#### [PROBLEM]
Transcribe the material exactly. Images do not belong in the copy.
......
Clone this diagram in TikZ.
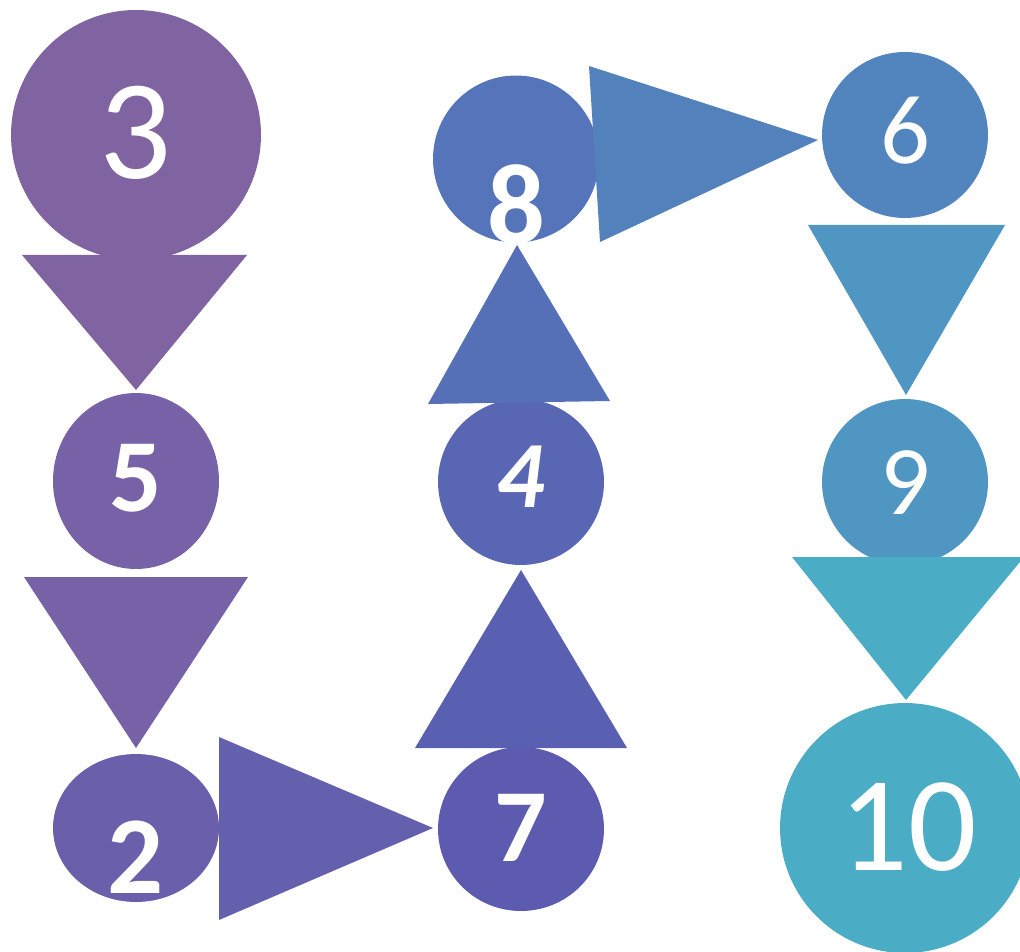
\documentclass[tikz,border=0pt]{standalone}
\usepackage{fontspec}
\setmainfont{Carlito}
\usepackage{tikz}
\usetikzlibrary{shapes.geometric}

\definecolor{cThree}{HTML}{8064A2}
\definecolor{cFive}{HTML}{7762A8}
\definecolor{cTwo}{HTML}{695FAB}
\definecolor{cSeven}{HTML}{5C5BB0}
\definecolor{cFour}{HTML}{5966B3}
\definecolor{cEight}{HTML}{5574BA}
\definecolor{cSix}{HTML}{5285BE}
\definecolor{cNine}{HTML}{4F96C3}
\definecolor{cTen}{HTML}{4BACC6}
\definecolor{aTwo}{HTML}{6560AD}
\definecolor{aSeven}{HTML}{5A60B1}
\definecolor{aFour}{HTML}{5670B7}
\definecolor{aEight}{HTML}{5281BC}

\begin{document}
\begin{tikzpicture}[x=0.02cm,y=-0.02cm,
    blob/.style={ellipse,inner sep=0pt},
    num/.style={text=white,inner sep=0pt}]
            \useasboundingbox (0,0) rectangle (1020,952);
            \clip (0,0) rectangle (1020,952);

            % circles
            \node[blob,fill=cThree,minimum width=5cm,minimum height=5cm] (n3) at (136,135) {};
            \node[blob,fill=cFive,minimum width=3.32cm,minimum height=3.52cm] (n5) at (136,481) {};
            \node[blob,fill=cTwo,minimum width=3.32cm,minimum height=2.96cm] (n2) at (136,828) {};
            \node[blob,fill=cSeven,minimum width=3.32cm,minimum height=3.28cm] (n7) at (521,829) {};
            \node[blob,fill=cFour,minimum width=3.32cm,minimum height=3.32cm] (n4) at (521,482) {};
            \node[blob,fill=cEight,minimum width=3.32cm,minimum height=3.34cm] (n8) at (516,159) {};
            \node[blob,fill=cSix,minimum width=3.32cm,minimum height=3.32cm] (n6) at (905,135) {};
            \node[blob,fill=cNine,minimum width=3.32cm,minimum height=3.32cm] (n9) at (905,482) {};
            \node[blob,fill=cTen,minimum width=5cm,minimum height=5cm] (n10) at (905,828) {};

            % triangles
            \foreach \ax/\ay/\bx/\by/\cx/\cy/\col in{22/255/247/255/136/390/cThree,
                24/577/248/577/136/748/cFive,
                219/737/219/920/433/828/aTwo,
                415/748/627/748/521/570/aSeven,
                428/404/610/401/517/245/aFour,
                589/66/600/242/818/140/aEight,
                808/225/1005/225/906/395/cNine,
                792/557/1024/557/906/700/cTen}{
            \fill[\col](\ax,\ay)--(\bx,\by)--(\cx,\cy)--cycle;
            }

            % labels
            \node[num,font=\fontsize{81}{81}\selectfont] at (136,133) {3};
            \node[num,font=\fontsize{59}{59}\selectfont\bfseries] at (136,478) {5};
            \node[num,font=\fontsize{63}{63}\selectfont\bfseries] at (136,857) {2};
            \node[num,font=\fontsize{59}{59}\selectfont\bfseries] at (521,828) {7};
            \node[num,font=\fontsize{54}{54}\selectfont\bfseries\itshape] at (521,477) {4};
            \node[num,font=\fontsize{65}{65}\selectfont\bfseries] at (516,204) {8};
            \node[num,font=\fontsize{56}{56}\selectfont] at (905,131) {6};
            \node[num,font=\fontsize{56}{56}\selectfont] at (905,483) {9};
            \node[num,font=\fontsize{77}{77}\selectfont] at (908,827) {10};

        \end{tikzpicture}
\end{document}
......
#### [TASK OUTPUT]
Clone this diagram in TikZ.
\documentclass[tikz,border=0pt]{standalone}
\usepackage{fontspec}
\setmainfont{Carlito}
\usepackage{tikz}
\usetikzlibrary{shapes.geometric}

\definecolor{cThree}{HTML}{8064A2}
\definecolor{cFive}{HTML}{7762A8}
\definecolor{cTwo}{HTML}{695FAB}
\definecolor{cSeven}{HTML}{5C5BB0}
\definecolor{cFour}{HTML}{5966B3}
\definecolor{cEight}{HTML}{5574BA}
\definecolor{cSix}{HTML}{5285BE}
\definecolor{cNine}{HTML}{4F96C3}
\definecolor{cTen}{HTML}{4BACC6}
\definecolor{aTwo}{HTML}{6560AD}
\definecolor{aSeven}{HTML}{5A60B1}
\definecolor{aFour}{HTML}{5670B7}
\definecolor{aEight}{HTML}{5281BC}

\begin{document}
\begin{tikzpicture}[x=0.02cm,y=-0.02cm,
    blob/.style={ellipse,inner sep=0pt},
    num/.style={text=white,inner sep=0pt}]
            \useasboundingbox (0,0) rectangle (1020,952);
            \clip (0,0) rectangle (1020,952);

            % circles
            \node[blob,fill=cThree,minimum width=5cm,minimum height=5cm] (n3) at (136,135) {};
            \node[blob,fill=cFive,minimum width=3.32cm,minimum height=3.52cm] (n5) at (136,481) {};
            \node[blob,fill=cTwo,minimum width=3.32cm,minimum height=2.96cm] (n2) at (136,828) {};
            \node[blob,fill=cSeven,minimum width=3.32cm,minimum height=3.28cm] (n7) at (521,829) {};
            \node[blob,fill=cFour,minimum width=3.32cm,minimum height=3.32cm] (n4) at (521,482) {};
            \node[blob,fill=cEight,minimum width=3.32cm,minimum height=3.34cm] (n8) at (516,159) {};
            \node[blob,fill=cSix,minimum width=3.32cm,minimum height=3.32cm] (n6) at (905,135) {};
            \node[blob,fill=cNine,minimum width=3.32cm,minimum height=3.32cm] (n9) at (905,482) {};
            \node[blob,fill=cTen,minimum width=5cm,minimum height=5cm] (n10) at (905,828) {};

            % triangles
            \foreach \ax/\ay/\bx/\by/\cx/\cy/\col in{22/255/247/255/136/390/cThree,
                24/577/248/577/136/748/cFive,
                219/737/219/920/433/828/aTwo,
                415/748/627/748/521/570/aSeven,
                428/404/610/401/517/245/aFour,
                589/66/600/242/818/140/aEight,
                808/225/1005/225/906/395/cNine,
                792/557/1024/557/906/700/cTen}{
            \fill[\col](\ax,\ay)--(\bx,\by)--(\cx,\cy)--cycle;
            }

            % labels
            \node[num,font=\fontsize{81}{81}\selectfont] at (136,133) {3};
            \node[num,font=\fontsize{59}{59}\selectfont\bfseries] at (136,478) {5};
            \node[num,font=\fontsize{63}{63}\selectfont\bfseries] at (136,857) {2};
            \node[num,font=\fontsize{59}{59}\selectfont\bfseries] at (521,828) {7};
            \node[num,font=\fontsize{54}{54}\selectfont\bfseries\itshape] at (521,477) {4};
            \node[num,font=\fontsize{65}{65}\selectfont\bfseries] at (516,204) {8};
            \node[num,font=\fontsize{56}{56}\selectfont] at (905,131) {6};
            \node[num,font=\fontsize{56}{56}\selectfont] at (905,483) {9};
            \node[num,font=\fontsize{77}{77}\selectfont] at (908,827) {10};

        \end{tikzpicture}
\end{document}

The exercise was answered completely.